Ritual & memory

Sam Chia

Singapore. A small island-nation, the country has worked its land manifold to compensate for the lack of a hinterland to expand to. Land is no longer natural, of the ground itself, but instead a political, economical tool, wielded by the state, in many revisions of tabula rasa. These changing landscapes affect not only how the country looks, but how its people behaves - rituals, memories, traditions become lost and altered because of the shifting environment. The graduation thesis thus seeks to investigate how one might continue and establish significance on a changing landscape. The project takes the site of an existing Hakka cemetery in Singapore currently embedded in the heart of a residential estate.
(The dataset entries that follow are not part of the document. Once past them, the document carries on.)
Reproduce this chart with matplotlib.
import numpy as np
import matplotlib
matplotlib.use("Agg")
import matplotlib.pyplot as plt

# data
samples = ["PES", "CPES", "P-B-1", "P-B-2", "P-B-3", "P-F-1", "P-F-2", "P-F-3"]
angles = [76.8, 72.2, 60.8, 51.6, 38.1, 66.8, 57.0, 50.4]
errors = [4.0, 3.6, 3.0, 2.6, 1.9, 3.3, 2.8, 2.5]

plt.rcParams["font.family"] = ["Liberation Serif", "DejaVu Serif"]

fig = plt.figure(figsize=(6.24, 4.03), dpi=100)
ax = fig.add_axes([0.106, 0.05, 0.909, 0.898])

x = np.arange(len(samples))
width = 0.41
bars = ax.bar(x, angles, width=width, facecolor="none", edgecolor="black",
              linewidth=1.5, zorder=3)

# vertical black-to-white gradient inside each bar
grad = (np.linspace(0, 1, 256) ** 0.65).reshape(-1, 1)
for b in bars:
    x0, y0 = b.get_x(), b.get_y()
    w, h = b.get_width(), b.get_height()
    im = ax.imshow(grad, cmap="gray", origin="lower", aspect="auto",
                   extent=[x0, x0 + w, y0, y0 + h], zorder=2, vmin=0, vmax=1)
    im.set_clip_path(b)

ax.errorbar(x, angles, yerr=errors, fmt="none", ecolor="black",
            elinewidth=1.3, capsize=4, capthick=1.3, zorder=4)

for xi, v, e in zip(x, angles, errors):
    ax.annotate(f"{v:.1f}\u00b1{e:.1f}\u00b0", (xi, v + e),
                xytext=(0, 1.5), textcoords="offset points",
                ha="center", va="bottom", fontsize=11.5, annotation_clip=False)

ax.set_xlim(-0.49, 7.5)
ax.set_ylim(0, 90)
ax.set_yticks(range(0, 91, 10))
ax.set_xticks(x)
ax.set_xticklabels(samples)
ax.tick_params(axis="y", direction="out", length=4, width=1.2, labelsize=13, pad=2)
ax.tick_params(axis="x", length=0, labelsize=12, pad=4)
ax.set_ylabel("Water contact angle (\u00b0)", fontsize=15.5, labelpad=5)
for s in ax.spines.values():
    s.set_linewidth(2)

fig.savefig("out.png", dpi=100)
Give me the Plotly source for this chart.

It had lost its land to state planning, and now sitting on leased land, is potentially poised to have the rest taken away for redevelopment. The thesis saw the site as a representation of the island-nation itself – of having been altered, and on the brink of being altered (or erased completely). The thesis thus proposes a columbarium as a wall enclosing the existing cemetery, connected to the existing ancestral temple via a series of courtyards that hold ritual performances. A rethinking of burial ritual is thus proposed, one that recalls the notion of ground through the act of carrying the urn through ritual landscape, and a held place for communal festivals to play out. Through this demarcation and holding of territories, the thesis itself becomes an act of resistance.